Bence, darbeye fiilî olarak katılanlar ve silah kullananlar ile talimatlarla hareket ettiği somut delillerle tespit edilenler dışında hiç kimsenin böyle ağır bir suçla itam edilmemesi gerekiyor.

Genel kamuoyunda “mağduriyet yok” söyleminin baskın olduğu ve yaşanan hukuksuzluklara ilişkin bir duyarsızlığın hâkim olduğu bir gerçek. Peki, sorunun gündemleştirilmesi ve mağdurların sahiplenilmesi konusunda İslami çevrelerin “adil şahitlik” sorumluluklarını yeterince getirdiğini düşünüyor musunuz?

Sınırlı sayıda bir kesim dışında ne yazık ki bu anlamda İslami çevrelerin sınıfta kaldığını söyleyebilirim. Tabi haksızlık etmek de istemem. Öncelikle bu zor süreçte yaşadıklarımıza tercüman olan ÖZGÜR-DER Genel Başkanı Rıdvan Kaya özelinde ÖZGÜR-DER camiasına, Hilal TV’de yayın yapan ve programın ismine yaraşır şekilde sözünü esirgemeyen Bahadır Kurbanoğlu’na, MAZLUMDER’e, Karar, Yeni Asya ve Milat gazetelerinde konuyu gündeme taşıyan yazarlara, avukatlarım Fehmi  Gündüz ve Ali Aktaş’a, sürecin başından beri desteğini eksik etmeyen Mustafa Nuhat Pektaş’a adil şahitliklerinden dolayı teşekkür ediyorum.

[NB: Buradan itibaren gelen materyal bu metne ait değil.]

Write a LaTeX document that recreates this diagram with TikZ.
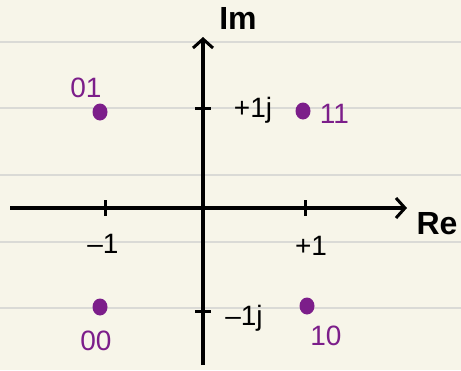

15 Temmuz sonrası süreçte yapılan operasyonlar, KHK’lar, OHAL ve yargı kararları hakkında genel olarak ne söylemek istersiniz?

Pireye kızılarak yorganın yakıldığını düşünüyorum. Daha aklıselim, şeffaf, adaletli ve soğukkanlı davranılsaydı hata oranı düşürülebilirdi. Ne yazık ki iyi bir sınav verilemedi.